Fifteen Young Men: Australia’s Untold Football Tragedy, by Paul Kennedy
Random House (2016), Paperback, 320 pages
On May 21, 1892, the pleasant seaside town of Mornington, about 60 km from Melbourne, on the shores of Port Phillip Bay, suffered a truly devastating tragedy. At a stroke, fifteen of the town’s young men, its best and brightest, were lost in an appalling tragedy. The young men were members of the Mornington Australian Rules Football team, and they had travelled to play a game at Mordialloc, a suburb of Melbourne up the coast from Mornington. They were returning in the early evening in a small yacht owned by one of the players, when a sudden squall capsized the vessel, leaving them struggling for survival in the icy waters. None survived, and only 4 bodies were recovered. The loss for one family in particular was truly devastating. The Presbyterian Minister, James Caldwell, lost three of his sons in the disaster. Paul Kennedy relates this awful tragedy, one of the worst in Australia’s sporting history, but which has been almost forgotten, with verve, empathy and a real feel for the times.
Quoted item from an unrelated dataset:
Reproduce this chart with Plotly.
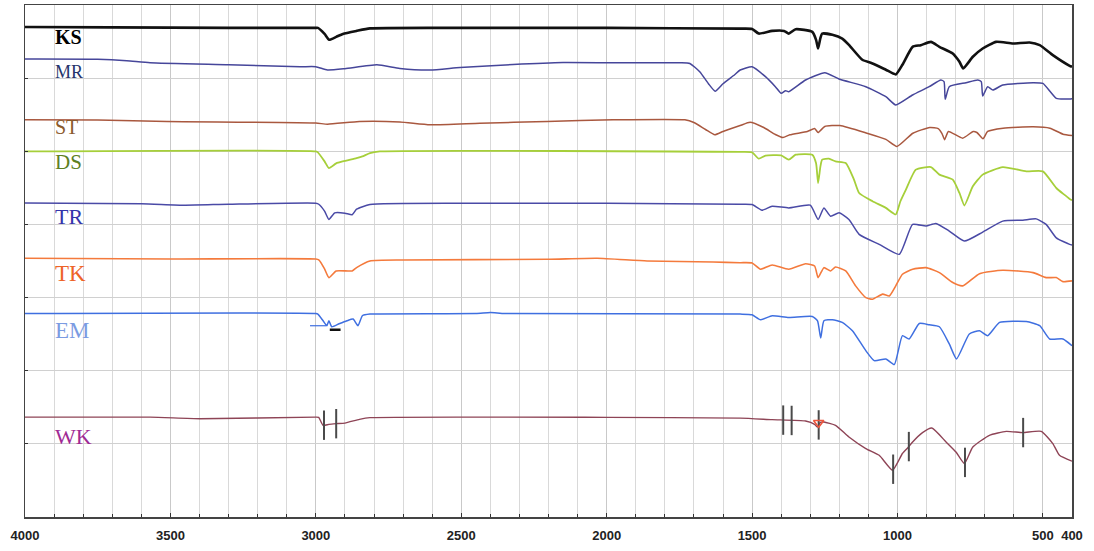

In part it is a story of a tragedy, but it is also a story of the growth of Australia’s obsession with sport. Kennedy carefully documents how the sport of Australian Rules began to have the extraordinary hold it has over southern Australia at least, and especially in Victoria, by showing it evolved from simple scratch matches between nearby towns, into organised leagues with fierce rivalries developing. The feel of the times, the hazards and difficulties of life and travel in 19th century Australia are well-captured, as are the close bonds between family members and neighbours. This is a great read for those who love sport, those who love history, or those who just appreciate a good story of warmth and tragedy well-told. Highly recommended.